Task directions: Reproduce the whole listing, character for character.
++++ Dataset excerpt
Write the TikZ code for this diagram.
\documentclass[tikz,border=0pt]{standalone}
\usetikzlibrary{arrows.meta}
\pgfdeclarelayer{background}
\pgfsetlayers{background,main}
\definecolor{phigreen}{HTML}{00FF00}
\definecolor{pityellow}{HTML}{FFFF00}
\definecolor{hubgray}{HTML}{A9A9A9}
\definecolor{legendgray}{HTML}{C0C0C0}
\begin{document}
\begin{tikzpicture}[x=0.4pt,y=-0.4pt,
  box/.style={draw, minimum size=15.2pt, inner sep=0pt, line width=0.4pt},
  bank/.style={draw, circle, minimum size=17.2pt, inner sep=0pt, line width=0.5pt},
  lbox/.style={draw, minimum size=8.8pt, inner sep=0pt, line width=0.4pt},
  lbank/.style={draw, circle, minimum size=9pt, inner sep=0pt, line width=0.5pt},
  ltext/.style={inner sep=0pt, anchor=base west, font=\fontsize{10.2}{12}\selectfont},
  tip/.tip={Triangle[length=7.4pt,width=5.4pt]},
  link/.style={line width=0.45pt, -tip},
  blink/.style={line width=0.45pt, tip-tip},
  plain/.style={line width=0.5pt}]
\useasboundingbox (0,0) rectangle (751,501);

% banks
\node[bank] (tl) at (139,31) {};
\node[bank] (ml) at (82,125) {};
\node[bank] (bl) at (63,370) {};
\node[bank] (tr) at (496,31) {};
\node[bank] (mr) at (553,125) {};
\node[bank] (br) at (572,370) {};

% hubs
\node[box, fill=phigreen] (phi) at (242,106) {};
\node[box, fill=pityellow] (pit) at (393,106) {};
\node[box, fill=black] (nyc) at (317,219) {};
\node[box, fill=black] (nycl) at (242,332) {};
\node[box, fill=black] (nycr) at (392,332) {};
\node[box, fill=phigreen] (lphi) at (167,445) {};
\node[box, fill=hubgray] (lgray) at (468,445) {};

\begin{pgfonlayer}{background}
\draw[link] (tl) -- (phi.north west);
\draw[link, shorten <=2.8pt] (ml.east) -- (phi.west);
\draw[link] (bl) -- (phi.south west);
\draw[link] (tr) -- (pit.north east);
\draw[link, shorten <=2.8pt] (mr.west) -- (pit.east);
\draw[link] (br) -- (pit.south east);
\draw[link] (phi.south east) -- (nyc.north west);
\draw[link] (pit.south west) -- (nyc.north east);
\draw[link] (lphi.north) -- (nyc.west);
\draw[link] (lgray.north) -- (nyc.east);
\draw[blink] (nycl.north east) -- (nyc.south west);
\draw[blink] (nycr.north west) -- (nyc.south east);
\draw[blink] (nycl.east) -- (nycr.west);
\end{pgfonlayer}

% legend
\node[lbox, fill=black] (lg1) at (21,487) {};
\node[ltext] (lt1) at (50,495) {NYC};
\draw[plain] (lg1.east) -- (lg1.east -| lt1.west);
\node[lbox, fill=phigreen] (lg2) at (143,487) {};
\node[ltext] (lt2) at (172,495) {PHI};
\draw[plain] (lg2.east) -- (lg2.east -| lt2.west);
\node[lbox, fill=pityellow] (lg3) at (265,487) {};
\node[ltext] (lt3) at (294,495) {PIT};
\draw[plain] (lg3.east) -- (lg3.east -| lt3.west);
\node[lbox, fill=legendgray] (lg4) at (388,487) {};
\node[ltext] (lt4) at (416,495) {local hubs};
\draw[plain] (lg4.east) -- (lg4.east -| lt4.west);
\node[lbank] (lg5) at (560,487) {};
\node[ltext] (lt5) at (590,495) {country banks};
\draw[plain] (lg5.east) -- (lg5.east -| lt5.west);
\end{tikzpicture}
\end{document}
++++++++
Solution:
Write the TikZ code for this diagram.
\documentclass[tikz,border=0pt]{standalone}
\usetikzlibrary{arrows.meta}
\pgfdeclarelayer{background}
\pgfsetlayers{background,main}
\definecolor{phigreen}{HTML}{00FF00}
\definecolor{pityellow}{HTML}{FFFF00}
\definecolor{hubgray}{HTML}{A9A9A9}
\definecolor{legendgray}{HTML}{C0C0C0}
\begin{document}
\begin{tikzpicture}[x=0.4pt,y=-0.4pt,
  box/.style={draw, minimum size=15.2pt, inner sep=0pt, line width=0.4pt},
  bank/.style={draw, circle, minimum size=17.2pt, inner sep=0pt, line width=0.5pt},
  lbox/.style={draw, minimum size=8.8pt, inner sep=0pt, line width=0.4pt},
  lbank/.style={draw, circle, minimum size=9pt, inner sep=0pt, line width=0.5pt},
  ltext/.style={inner sep=0pt, anchor=base west, font=\fontsize{10.2}{12}\selectfont},
  tip/.tip={Triangle[length=7.4pt,width=5.4pt]},
  link/.style={line width=0.45pt, -tip},
  blink/.style={line width=0.45pt, tip-tip},
  plain/.style={line width=0.5pt}]
\useasboundingbox (0,0) rectangle (751,501);

% banks
\node[bank] (tl) at (139,31) {};
\node[bank] (ml) at (82,125) {};
\node[bank] (bl) at (63,370) {};
\node[bank] (tr) at (496,31) {};
\node[bank] (mr) at (553,125) {};
\node[bank] (br) at (572,370) {};

% hubs
\node[box, fill=phigreen] (phi) at (242,106) {};
\node[box, fill=pityellow] (pit) at (393,106) {};
\node[box, fill=black] (nyc) at (317,219) {};
\node[box, fill=black] (nycl) at (242,332) {};
\node[box, fill=black] (nycr) at (392,332) {};
\node[box, fill=phigreen] (lphi) at (167,445) {};
\node[box, fill=hubgray] (lgray) at (468,445) {};

\begin{pgfonlayer}{background}
\draw[link] (tl) -- (phi.north west);
\draw[link, shorten <=2.8pt] (ml.east) -- (phi.west);
\draw[link] (bl) -- (phi.south west);
\draw[link] (tr) -- (pit.north east);
\draw[link, shorten <=2.8pt] (mr.west) -- (pit.east);
\draw[link] (br) -- (pit.south east);
\draw[link] (phi.south east) -- (nyc.north west);
\draw[link] (pit.south west) -- (nyc.north east);
\draw[link] (lphi.north) -- (nyc.west);
\draw[link] (lgray.north) -- (nyc.east);
\draw[blink] (nycl.north east) -- (nyc.south west);
\draw[blink] (nycr.north west) -- (nyc.south east);
\draw[blink] (nycl.east) -- (nycr.west);
\end{pgfonlayer}

% legend
\node[lbox, fill=black] (lg1) at (21,487) {};
\node[ltext] (lt1) at (50,495) {NYC};
\draw[plain] (lg1.east) -- (lg1.east -| lt1.west);
\node[lbox, fill=phigreen] (lg2) at (143,487) {};
\node[ltext] (lt2) at (172,495) {PHI};
\draw[plain] (lg2.east) -- (lg2.east -| lt2.west);
\node[lbox, fill=pityellow] (lg3) at (265,487) {};
\node[ltext] (lt3) at (294,495) {PIT};
\draw[plain] (lg3.east) -- (lg3.east -| lt3.west);
\node[lbox, fill=legendgray] (lg4) at (388,487) {};
\node[ltext] (lt4) at (416,495) {local hubs};
\draw[plain] (lg4.east) -- (lg4.east -| lt4.west);
\node[lbank] (lg5) at (560,487) {};
\node[ltext] (lt5) at (590,495) {country banks};
\draw[plain] (lg5.east) -- (lg5.east -| lt5.west);
\end{tikzpicture}
\end{document}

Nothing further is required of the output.